Broader research areas not breached, but raised by the project and team include:

Application of knowledge-base context to multiple repos
Shared knowledge between multiple users
- Related: structure for non-local knowledge persistance
Further categorization of the types of questions we ask about code

Closing

We began with the question of how agents can better understand code context, and arrived at the more specific: “Can we (just) use knowledge graphs here?” For our simple approach, the answer looks like “no,” and moreover, that simple approaches outperform. But we don’t cast doubt upon the potential of knowledge graphs in general; we see more clearly why this application is harder than it looks. We should seek to understand which relationships are most important to code understanding and whether pre-query analysis beats discovery during agentic work. Noise, ingestion, and semantic-code retrieval mismatch are structural issues above implementation detail. Future work on this problem should start from those constraints rather than from the appeal of the idea.

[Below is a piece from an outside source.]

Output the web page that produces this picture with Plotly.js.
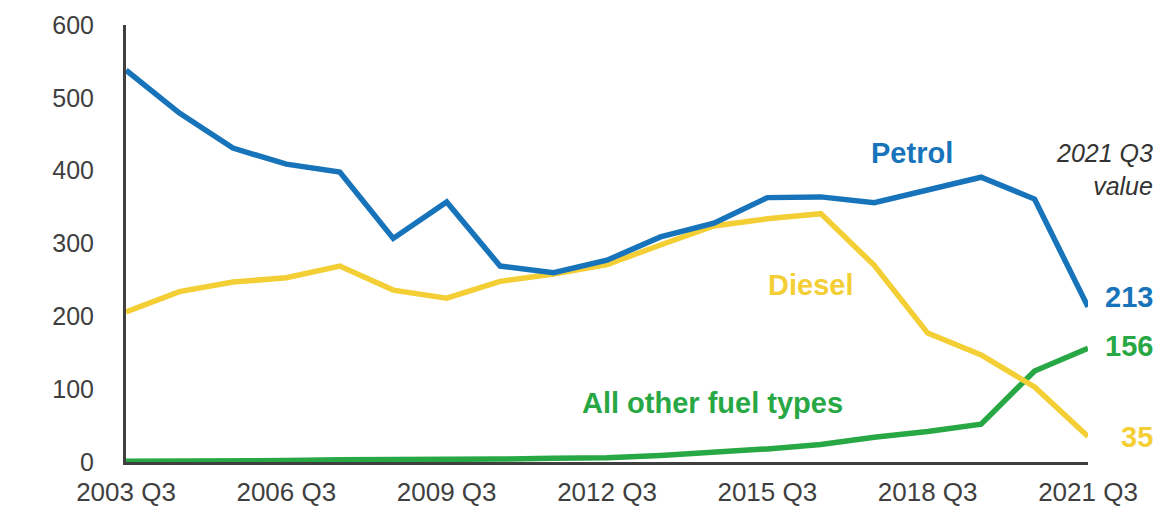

Current exploration behavior generally looks like grepping for relevant terms, expanding context with some number of lines around results, etc. This approach seems quite efficient, and we see it adopted in all major agents for good reason. Our idea here was to have agents navigate file structures more like a human might. Rather than guess at contents from names, however, a computer-assisted system could analyze in advance to actually “know,” at least on a surface level. We work from the bottom-up, first describing file contents, then their parent directories based on the contents, and so on, recursively. Hierarchical descriptions could help to avoid context bloat; rather than include all of the low-level descriptions, an agent can read the top-level directory description, then the subdirectory descriptions, choosing navigation and narrowing down on a file through as little as just one linear path through the tree. This feels something like pre-computing an explore subagent’s results.

This stayed as an experiment rather than our focus for two reasons:

It’s relatively simple, and we had time to look into something more complex.
Replicating human behavior on search tasks probably isn’t a good goal. LLMs are good at acting like humans, but they can also act like computers, and computers are just better here! (similarly so in the main project.)